The City of Muskegon was built in Detroit in 1881 by the Holland Steamship Company, and was originally named the City of Holland according to one period press account, which was incorrect.

Actually built as the City of Milwaukee by the Detroit Dry Dock Company at Wyandotte, Michigan, as Hull 44 and launched 12 February 1881, it was initially operated by Goodrich Transportation Company, Chicago, Illinois, with vessel official number 125906. It was then sold to the Detroit, Grand Haven and Milwaukee Railway (later part of the Great Western Railway), on 1 May 1883, operating between Milwaukee, Wisconsin, and Grand Haven, Michigan. Sold in 1897, it plied between Holland, Michigan and Chicago for the Graham & Morton Line (Graham and Morton Transportation Company), and was renamed Holland, also reported as City of Holland.

She was 231 feet in length or 241 feet in length, with a gross tonnage of 1148 tons.

She was sold in 1917 to the Crosby Line, of Milwaukee, and reportedly rebuilt. Crosby Transportation Company took over for the railroad's cross-lake transportation.

The vessel was transferred to the Holland Steamship Company, Milwaukee, Crosby Transportation Company, manager, in 1918. Renamed Muskegon in 1919.

Accident
The City of Muskegon, being operated by the Crosby Line, under the command of Capt.
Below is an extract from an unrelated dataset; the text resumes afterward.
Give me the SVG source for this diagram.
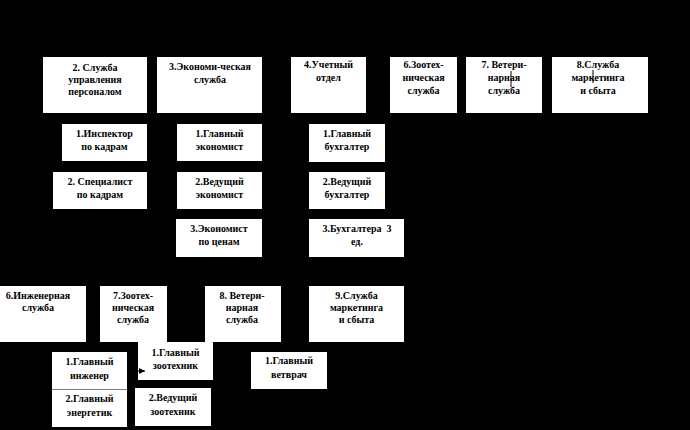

Edward Miller, according to two sources, or Edwin Miller, according to another, departed Milwaukee, Wisconsin, on Monday evening, 27 October 1919, with 72 passengers and crew aboard. The weather was clear. It was caught in a “raging” northwester on Lake Michigan early in the morning. Rather than come about, Capt. Miller made for the port at Muskegon, but he said that the vessel struck the bar at the entrance to the harbor. “A wheel paddle jammed in the sand, checking headway, and the great combers threw the ship about and hurled her into the pier.” She struck the south pier of the Muskegon channel. “There she hung, momentarily, pounding into wreckage, and then slipping off into the deep channel, going down in 50 feet of water and blocking the harbor entrances.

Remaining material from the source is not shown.